• _WHAT YOU NEED TO DO_: Repeat the entries that follow verbatim, without any of their pictures.

• _DATA ENTRIES_:
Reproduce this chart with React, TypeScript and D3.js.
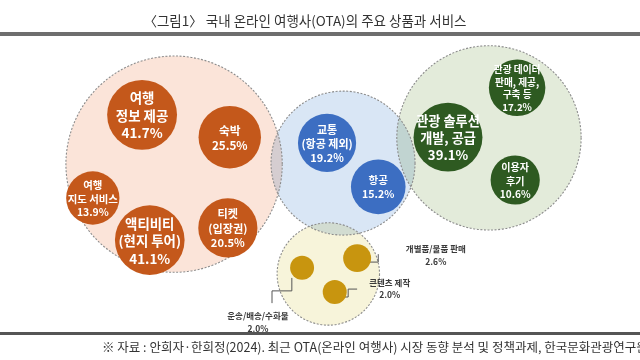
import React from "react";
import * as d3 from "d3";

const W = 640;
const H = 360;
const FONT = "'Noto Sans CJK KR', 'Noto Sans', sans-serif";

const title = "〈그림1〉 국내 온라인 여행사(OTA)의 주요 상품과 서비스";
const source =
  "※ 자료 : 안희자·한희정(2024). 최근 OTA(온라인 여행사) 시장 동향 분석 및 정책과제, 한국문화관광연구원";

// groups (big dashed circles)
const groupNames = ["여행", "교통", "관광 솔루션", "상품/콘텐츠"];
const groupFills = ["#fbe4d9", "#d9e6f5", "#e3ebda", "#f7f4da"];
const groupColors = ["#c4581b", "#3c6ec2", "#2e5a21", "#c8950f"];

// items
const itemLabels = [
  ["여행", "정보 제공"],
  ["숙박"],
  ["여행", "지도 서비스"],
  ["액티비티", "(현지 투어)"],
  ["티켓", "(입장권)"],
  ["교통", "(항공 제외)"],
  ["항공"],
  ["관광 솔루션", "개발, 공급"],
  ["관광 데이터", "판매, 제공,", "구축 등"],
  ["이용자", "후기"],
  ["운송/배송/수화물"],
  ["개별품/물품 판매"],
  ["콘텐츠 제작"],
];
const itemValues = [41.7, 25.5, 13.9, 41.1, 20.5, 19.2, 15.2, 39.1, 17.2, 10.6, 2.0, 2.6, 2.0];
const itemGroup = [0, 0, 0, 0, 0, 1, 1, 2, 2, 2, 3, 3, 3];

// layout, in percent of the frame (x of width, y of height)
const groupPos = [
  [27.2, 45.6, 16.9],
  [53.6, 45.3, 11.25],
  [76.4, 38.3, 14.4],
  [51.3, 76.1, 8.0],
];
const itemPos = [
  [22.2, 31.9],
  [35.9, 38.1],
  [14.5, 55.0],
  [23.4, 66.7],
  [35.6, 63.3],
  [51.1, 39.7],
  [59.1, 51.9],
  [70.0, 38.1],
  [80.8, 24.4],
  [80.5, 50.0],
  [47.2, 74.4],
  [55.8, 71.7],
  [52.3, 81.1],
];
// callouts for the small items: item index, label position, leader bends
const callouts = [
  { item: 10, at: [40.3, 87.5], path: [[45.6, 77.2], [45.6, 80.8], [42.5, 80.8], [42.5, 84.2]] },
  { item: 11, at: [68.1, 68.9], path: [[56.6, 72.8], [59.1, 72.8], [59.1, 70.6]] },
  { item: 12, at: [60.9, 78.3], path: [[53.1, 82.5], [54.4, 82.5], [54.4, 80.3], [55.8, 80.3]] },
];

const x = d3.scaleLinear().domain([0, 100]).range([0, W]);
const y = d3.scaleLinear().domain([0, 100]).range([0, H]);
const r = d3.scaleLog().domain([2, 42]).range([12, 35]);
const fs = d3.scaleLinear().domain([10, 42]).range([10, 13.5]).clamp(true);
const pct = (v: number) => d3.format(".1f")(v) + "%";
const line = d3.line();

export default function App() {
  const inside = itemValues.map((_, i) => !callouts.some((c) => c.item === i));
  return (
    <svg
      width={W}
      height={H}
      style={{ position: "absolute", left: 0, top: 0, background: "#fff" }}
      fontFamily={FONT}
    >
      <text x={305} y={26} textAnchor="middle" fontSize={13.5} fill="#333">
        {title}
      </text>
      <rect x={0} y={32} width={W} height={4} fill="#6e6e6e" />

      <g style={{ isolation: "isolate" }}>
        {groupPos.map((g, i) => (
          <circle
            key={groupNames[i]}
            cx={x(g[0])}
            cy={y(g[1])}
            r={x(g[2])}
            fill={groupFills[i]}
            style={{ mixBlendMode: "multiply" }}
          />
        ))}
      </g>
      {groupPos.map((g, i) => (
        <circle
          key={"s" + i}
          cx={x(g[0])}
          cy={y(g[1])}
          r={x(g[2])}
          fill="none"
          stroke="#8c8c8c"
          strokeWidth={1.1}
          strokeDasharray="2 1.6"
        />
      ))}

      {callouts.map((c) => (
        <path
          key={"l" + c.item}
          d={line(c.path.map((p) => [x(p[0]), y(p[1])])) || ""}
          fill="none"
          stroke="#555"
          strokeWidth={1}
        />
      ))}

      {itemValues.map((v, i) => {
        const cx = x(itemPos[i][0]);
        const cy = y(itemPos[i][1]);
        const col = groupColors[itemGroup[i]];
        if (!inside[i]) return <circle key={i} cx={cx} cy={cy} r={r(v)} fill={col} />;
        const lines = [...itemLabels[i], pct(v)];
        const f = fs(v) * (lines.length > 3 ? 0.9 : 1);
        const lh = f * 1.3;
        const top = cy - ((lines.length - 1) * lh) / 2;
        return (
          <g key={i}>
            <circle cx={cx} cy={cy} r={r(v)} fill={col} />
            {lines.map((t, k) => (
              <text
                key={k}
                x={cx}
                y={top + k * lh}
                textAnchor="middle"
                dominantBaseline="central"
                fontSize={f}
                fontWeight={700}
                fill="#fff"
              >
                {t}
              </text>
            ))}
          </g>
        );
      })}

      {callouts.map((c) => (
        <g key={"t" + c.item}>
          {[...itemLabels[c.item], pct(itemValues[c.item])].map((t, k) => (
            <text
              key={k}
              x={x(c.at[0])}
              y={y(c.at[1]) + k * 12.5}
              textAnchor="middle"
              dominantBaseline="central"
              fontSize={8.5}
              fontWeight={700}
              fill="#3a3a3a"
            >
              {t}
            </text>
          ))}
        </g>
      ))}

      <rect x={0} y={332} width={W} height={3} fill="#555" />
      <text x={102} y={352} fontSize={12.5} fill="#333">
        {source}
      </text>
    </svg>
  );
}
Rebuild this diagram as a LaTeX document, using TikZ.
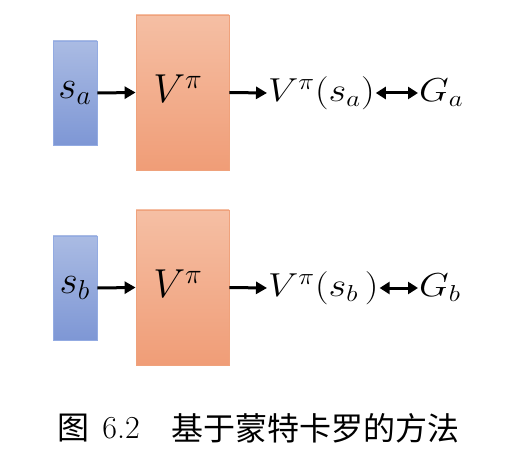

• _EXERCISE ANSWER_:
Reproduce this chart with React, TypeScript and D3.js.
import React from "react";
import * as d3 from "d3";

const W = 640;
const H = 360;
const FONT = "'Noto Sans CJK KR', 'Noto Sans', sans-serif";

const title = "〈그림1〉 국내 온라인 여행사(OTA)의 주요 상품과 서비스";
const source =
  "※ 자료 : 안희자·한희정(2024). 최근 OTA(온라인 여행사) 시장 동향 분석 및 정책과제, 한국문화관광연구원";

// groups (big dashed circles)
const groupNames = ["여행", "교통", "관광 솔루션", "상품/콘텐츠"];
const groupFills = ["#fbe4d9", "#d9e6f5", "#e3ebda", "#f7f4da"];
const groupColors = ["#c4581b", "#3c6ec2", "#2e5a21", "#c8950f"];

// items
const itemLabels = [
  ["여행", "정보 제공"],
  ["숙박"],
  ["여행", "지도 서비스"],
  ["액티비티", "(현지 투어)"],
  ["티켓", "(입장권)"],
  ["교통", "(항공 제외)"],
  ["항공"],
  ["관광 솔루션", "개발, 공급"],
  ["관광 데이터", "판매, 제공,", "구축 등"],
  ["이용자", "후기"],
  ["운송/배송/수화물"],
  ["개별품/물품 판매"],
  ["콘텐츠 제작"],
];
const itemValues = [41.7, 25.5, 13.9, 41.1, 20.5, 19.2, 15.2, 39.1, 17.2, 10.6, 2.0, 2.6, 2.0];
const itemGroup = [0, 0, 0, 0, 0, 1, 1, 2, 2, 2, 3, 3, 3];

// layout, in percent of the frame (x of width, y of height)
const groupPos = [
  [27.2, 45.6, 16.9],
  [53.6, 45.3, 11.25],
  [76.4, 38.3, 14.4],
  [51.3, 76.1, 8.0],
];
const itemPos = [
  [22.2, 31.9],
  [35.9, 38.1],
  [14.5, 55.0],
  [23.4, 66.7],
  [35.6, 63.3],
  [51.1, 39.7],
  [59.1, 51.9],
  [70.0, 38.1],
  [80.8, 24.4],
  [80.5, 50.0],
  [47.2, 74.4],
  [55.8, 71.7],
  [52.3, 81.1],
];
// callouts for the small items: item index, label position, leader bends
const callouts = [
  { item: 10, at: [40.3, 87.5], path: [[45.6, 77.2], [45.6, 80.8], [42.5, 80.8], [42.5, 84.2]] },
  { item: 11, at: [68.1, 68.9], path: [[56.6, 72.8], [59.1, 72.8], [59.1, 70.6]] },
  { item: 12, at: [60.9, 78.3], path: [[53.1, 82.5], [54.4, 82.5], [54.4, 80.3], [55.8, 80.3]] },
];

const x = d3.scaleLinear().domain([0, 100]).range([0, W]);
const y = d3.scaleLinear().domain([0, 100]).range([0, H]);
const r = d3.scaleLog().domain([2, 42]).range([12, 35]);
const fs = d3.scaleLinear().domain([10, 42]).range([10, 13.5]).clamp(true);
const pct = (v: number) => d3.format(".1f")(v) + "%";
const line = d3.line();

export default function App() {
  const inside = itemValues.map((_, i) => !callouts.some((c) => c.item === i));
  return (
    <svg
      width={W}
      height={H}
      style={{ position: "absolute", left: 0, top: 0, background: "#fff" }}
      fontFamily={FONT}
    >
      <text x={305} y={26} textAnchor="middle" fontSize={13.5} fill="#333">
        {title}
      </text>
      <rect x={0} y={32} width={W} height={4} fill="#6e6e6e" />

      <g style={{ isolation: "isolate" }}>
        {groupPos.map((g, i) => (
          <circle
            key={groupNames[i]}
            cx={x(g[0])}
            cy={y(g[1])}
            r={x(g[2])}
            fill={groupFills[i]}
            style={{ mixBlendMode: "multiply" }}
          />
        ))}
      </g>
      {groupPos.map((g, i) => (
        <circle
          key={"s" + i}
          cx={x(g[0])}
          cy={y(g[1])}
          r={x(g[2])}
          fill="none"
          stroke="#8c8c8c"
          strokeWidth={1.1}
          strokeDasharray="2 1.6"
        />
      ))}

      {callouts.map((c) => (
        <path
          key={"l" + c.item}
          d={line(c.path.map((p) => [x(p[0]), y(p[1])])) || ""}
          fill="none"
          stroke="#555"
          strokeWidth={1}
        />
      ))}

      {itemValues.map((v, i) => {
        const cx = x(itemPos[i][0]);
        const cy = y(itemPos[i][1]);
        const col = groupColors[itemGroup[i]];
        if (!inside[i]) return <circle key={i} cx={cx} cy={cy} r={r(v)} fill={col} />;
        const lines = [...itemLabels[i], pct(v)];
        const f = fs(v) * (lines.length > 3 ? 0.9 : 1);
        const lh = f * 1.3;
        const top = cy - ((lines.length - 1) * lh) / 2;
        return (
          <g key={i}>
            <circle cx={cx} cy={cy} r={r(v)} fill={col} />
            {lines.map((t, k) => (
              <text
                key={k}
                x={cx}
                y={top + k * lh}
                textAnchor="middle"
                dominantBaseline="central"
                fontSize={f}
                fontWeight={700}
                fill="#fff"
              >
                {t}
              </text>
            ))}
          </g>
        );
      })}

      {callouts.map((c) => (
        <g key={"t" + c.item}>
          {[...itemLabels[c.item], pct(itemValues[c.item])].map((t, k) => (
            <text
              key={k}
              x={x(c.at[0])}
              y={y(c.at[1]) + k * 12.5}
              textAnchor="middle"
              dominantBaseline="central"
              fontSize={8.5}
              fontWeight={700}
              fill="#3a3a3a"
            >
              {t}
            </text>
          ))}
        </g>
      ))}

      <rect x={0} y={332} width={W} height={3} fill="#555" />
      <text x={102} y={352} fontSize={12.5} fill="#333">
        {source}
      </text>
    </svg>
  );
}
Rebuild this diagram as a LaTeX document, using TikZ.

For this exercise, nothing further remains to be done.